Several of the major indices have broken their uptrend lines from the March lows, and that is certainly getting some attention among technicians. Bulls continue to hold onto the fact that we still have a series of higher highs and higher lows in all but the DJIA, most cleanly seen in the Nasdaq 100. The recent lows are being tested here, however, and if we fail to rally soon that pattern, too, will be called into question. With broken uptrend lines and no pattern of higher highs/higher lows, the intermediate-term trend will turn neutral at best - confirming the potential troubles we had spent a good deal of time going over during the past couple of weeks.
Based on the data we discussed yesterday, I was looking for a short-term rally into the holiday, perhaps some weakness immediately thereafter, which should set up a better long-side opportunity into the end of the month. We got an initial hint of a rebound yesterday but that is being wiped out this morning. I have no intention of being aggressive with longs ahead of the holiday, as I suspect trading will be choppy with light volume, and we have the negative seasonality on Tuesday. I'll look to become more aggressive with longs if we sell off into early next week, with the expectation of an end-month, beginning of month rebound. Even if that happens, though, I still think the rally will ultimately fail as we head into a questionable intermediate-term trend.

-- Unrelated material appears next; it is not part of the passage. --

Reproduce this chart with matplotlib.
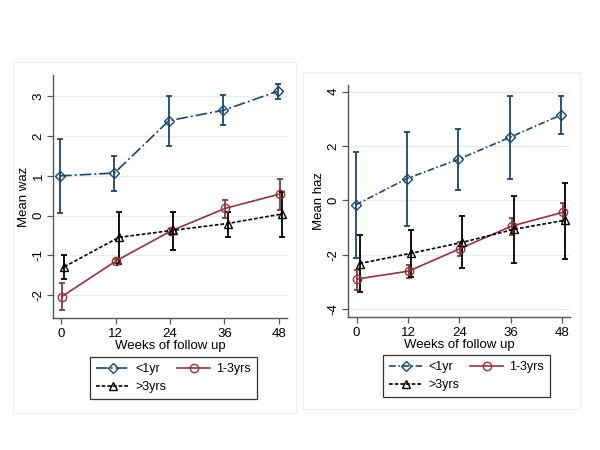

On a side note, for those who were interested in the NYSE volume conundrum we discussed on Tuesday, see this article from Bloomberg yesterday which follows up on that topic. Basically, the article contends that using NYSE and Nasdaq volume is questionable since other trading platforms like Bats and Direct Edge have captured market share from the more-established exchanges.
All the best,
Jason Goepfert President and CEO Sundial Capital Research, Inc.